In fact I wrote on The Old Blog about something very similar in the Orion Nebula, called the Orion Bar, and the article features images from Keck and JWST, so please check that out for more beauty and physics.

[Zoom in on the Ghost of Cassiopeia. Credit: Hubble, Digitized Sky Survey 2, N. Risinger (skysurvey.org). Music: Astral Electronic.]

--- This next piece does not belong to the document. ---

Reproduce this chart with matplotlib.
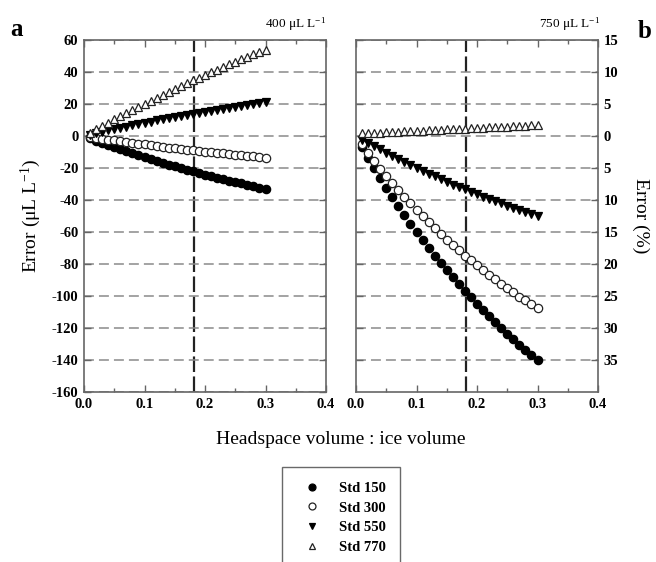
import matplotlib
matplotlib.use("Agg")
import matplotlib.pyplot as plt
from matplotlib.lines import Line2D
from matplotlib.ticker import MultipleLocator

plt.rcParams['font.family'] = ['Liberation Serif', 'DejaVu Serif']
plt.rcParams['mathtext.fontset'] = 'custom'
plt.rcParams['mathtext.rm'] = 'Liberation Serif'
plt.rcParams['mathtext.it'] = 'Liberation Serif:italic'

# ---- data ----
ratio = [0.01, 0.02, 0.03, 0.04, 0.05, 0.06, 0.07, 0.08, 0.09, 0.10,
         0.11, 0.12, 0.13, 0.14, 0.15, 0.16, 0.17, 0.18, 0.19, 0.20,
         0.21, 0.22, 0.23, 0.24, 0.25, 0.26, 0.27, 0.28, 0.29, 0.30]

# panel a: 400 uL/L, error in uL/L
a_std150 = [-1.5, -2.9, -4.3, -5.7, -7.0, -8.3, -9.6, -10.9, -12.1, -13.3,
            -14.5, -15.7, -16.8, -17.9, -19.0, -20.0, -21.1, -22.1, -23.1, -24.1,
            -25.1, -26.0, -27.0, -27.9, -28.8, -29.6, -30.5, -31.4, -32.2, -33.0]
a_std300 = [-0.6, -1.1, -1.7, -2.2, -2.8, -3.3, -3.8, -4.3, -4.8, -5.3,
            -5.8, -6.3, -6.7, -7.2, -7.6, -8.1, -8.5, -8.9, -9.3, -9.8,
            -10.2, -10.6, -10.9, -11.3, -11.7, -12.1, -12.4, -12.8, -13.2, -13.5]
a_std550 = [0.9, 1.8, 2.7, 3.5, 4.3, 5.1, 5.9, 6.7, 7.5, 8.3,
            9.0, 9.7, 10.5, 11.2, 11.9, 12.5, 13.2, 13.9, 14.5, 15.2,
            15.8, 16.4, 17.0, 17.6, 18.2, 18.8, 19.4, 19.9, 20.5, 21.0]
a_std770 = [2.1, 4.3, 6.3, 8.4, 10.4, 12.4, 14.4, 16.4, 18.3, 20.2,
            22.1, 23.9, 25.8, 27.6, 29.4, 31.2, 32.9, 34.7, 36.4, 38.1,
            39.8, 41.4, 43.1, 44.7, 46.3, 47.9, 49.4, 51.0, 52.5, 54.0]

# panel b: 750 uL/L, error in %
b_std150 = [-1.7, -3.4, -5.0, -6.6, -8.1, -9.5, -11.0, -12.4, -13.7, -15.0,
            -16.3, -17.5, -18.7, -19.9, -21.0, -22.1, -23.2, -24.2, -25.2, -26.2,
            -27.2, -28.2, -29.1, -30.0, -30.9, -31.7, -32.6, -33.4, -34.2, -35.0]
b_std300 = [-1.3, -2.6, -3.9, -5.1, -6.2, -7.4, -8.5, -9.5, -10.5, -11.6,
            -12.5, -13.5, -14.4, -15.3, -16.2, -17.0, -17.8, -18.7, -19.4, -20.2,
            -21.0, -21.7, -22.4, -23.1, -23.8, -24.4, -25.1, -25.7, -26.3, -26.9]
b_std550 = [-0.6, -1.1, -1.6, -2.1, -2.6, -3.1, -3.6, -4.1, -4.6, -5.0,
            -5.5, -5.9, -6.3, -6.7, -7.2, -7.6, -8.0, -8.3, -8.7, -9.1,
            -9.5, -9.8, -10.2, -10.5, -10.9, -11.2, -11.6, -11.9, -12.2, -12.5]
b_std770 = [0.40, 0.44, 0.49, 0.53, 0.58, 0.62, 0.67, 0.71, 0.76, 0.80,
            0.85, 0.89, 0.94, 0.98, 1.03, 1.07, 1.12, 1.16, 1.21, 1.25,
            1.30, 1.34, 1.39, 1.43, 1.48, 1.52, 1.57, 1.61, 1.66, 1.70]

series_names = ['Std 150', 'Std 300', 'Std 550', 'Std 770']
a_ticks = [60, 40, 20, 0, -20, -40, -60, -80, -100, -120, -140, -160]
b_ticks = [15, 10, 5, 0, -5, -10, -15, -20, -25, -30, -35]
b_ticklabels = ['15', '10', '5', '0', '5', '10', '15', '20', '25', '30', '35']
x_ticklabels = ['0.0', '0.1', '0.2', '0.3', '0.4']
ref_ratio = 0.182

# ---- styles ----
styles = [dict(marker='o', mfc='black', mec='black'),
          dict(marker='o', mfc='white', mec='#222222'),
          dict(marker='v', mfc='black', mec='black'),
          dict(marker='^', mfc='white', mec='#222222')]
ms = 6.0

fig = plt.figure(figsize=(6.56, 5.62), dpi=100)
W, H = 656, 562
axA = fig.add_axes([84 / W, 1 - 392 / H, 242 / W, 352 / H])
axB = fig.add_axes([356 / W, 1 - 392 / H, 242 / W, 352 / H])

spine_col = '#666666'
for ax in (axA, axB):
    ax.set_xlim(0, 0.4)
    ax.xaxis.set_major_locator(MultipleLocator(0.1))
    ax.xaxis.set_minor_locator(MultipleLocator(0.05))
    ax.set_xticks([0, 0.1, 0.2, 0.3, 0.4])
    ax.set_xticklabels(x_ticklabels)
    ax.tick_params(axis='both', which='major', direction='in', length=5,
                   width=1, color=spine_col, labelsize=10.5, pad=4)
    ax.tick_params(axis='x', which='minor', direction='in', length=2.8,
                   width=1, color=spine_col)
    ax.tick_params(axis='x', which='both', top=True)
    for s in ax.spines.values():
        s.set_color(spine_col)
        s.set_linewidth(1.2)
    ax.grid(axis='y', linestyle=(0, (6.5, 3.3)), color='#8a8a8a', lw=1.1, zorder=0)
    ax.axvline(ref_ratio, color='#222222', lw=1.6, linestyle=(0, (7, 2)), zorder=1)

# panel a
axA.set_ylim(-160, 60)
axA.set_yticks(a_ticks)
axA.set_yticklabels([str(t) for t in a_ticks], fontweight='bold')
axA.tick_params(axis='y', right=True)
for data, st in zip([a_std150, a_std300, a_std550, a_std770], styles):
    axA.plot(ratio, data, linestyle='none', ms=ms, mew=0.9, zorder=3, clip_on=False, **st)
for lab in axA.get_xticklabels():
    lab.set_fontweight('bold')
axA.set_ylabel('Error (μL L$^{-1}$)', fontsize=14, labelpad=6)

# panel b
axB.set_ylim(-40, 15)
axB.set_yticks(b_ticks)
axB.set_yticklabels(b_ticklabels, fontweight='bold')
axB.yaxis.tick_right()
axB.tick_params(axis='y', left=True, right=True, labelleft=False, labelright=True)
for data, st in zip([b_std150, b_std300, b_std550, b_std770], styles):
    axB.plot(ratio, data, linestyle='none', ms=ms, mew=0.9, zorder=3, clip_on=False, **st)
for lab in axB.get_xticklabels():
    lab.set_fontweight('bold')
axB.yaxis.set_label_position('right')
axB.set_ylabel('Error (%)', fontsize=14, rotation=270, labelpad=22)

# titles
fig.text(326 / W, 1 - 24 / H, '400 μL L$^{-1}$', ha='right', va='center', fontsize=9.5)
fig.text(600 / W, 1 - 24 / H, '750 μL L$^{-1}$', ha='right', va='center', fontsize=9.5)
fig.text(10 / W, 1 - 30 / H, 'a', ha='left', va='center', fontsize=18, fontweight='bold')
fig.text(638 / W, 1 - 31 / H, 'b', ha='left', va='center', fontsize=18, fontweight='bold')
fig.text(341 / W, 1 - 439 / H, 'Headspace volume : ice volume', ha='center', va='center', fontsize=14)

# legend
handles = [Line2D([], [], linestyle='none', ms=5, mew=0.9, **st) for st in styles]
leg = fig.legend(handles, series_names, loc='upper left',
                 bbox_to_anchor=(282 / W, 1 - 467 / H),
                 prop=dict(weight='bold', size=10.5), frameon=True, fancybox=False,
                 edgecolor='#444444', borderpad=1.0, labelspacing=0.45,
                 handlelength=2.1, handletextpad=0.8, borderaxespad=0)
leg.get_frame().set_linewidth(1.0)

fig.savefig('out.png', dpi=100)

It’s interesting that IC 63, the head of the Phoenix if you will, and IC 59, the wing on the left, look so different. IC 63 is much brighter and well defined, even though it looks like both are the same distance from Gamma Cas. I read some research papers on them, and in one astronomers looked at the emission of the gas and dust in both and determined IC 59 is not actually as close to the star as IC 63. We’re seeing a projection effect, where IC 59 is perhaps closer in physical space to us by a bit, but up higher in the image so it looks like it’s the same distance as IC 63. It’s like holding up your thumb next to a distant tree in a forest; it looks like your thumb is close to the tree but in reality it’s much closer to you than the other trees are.

I don’t have a lot of patience for Instagram and some other social media because of the amount of nonsense I see, but I do follow a lot of astrophotographers, and it’s all worth it when a jewel like this shows up in my feed. My thanks again to Ryan for allowing me to use it, and inspiring me to dig into this beauty.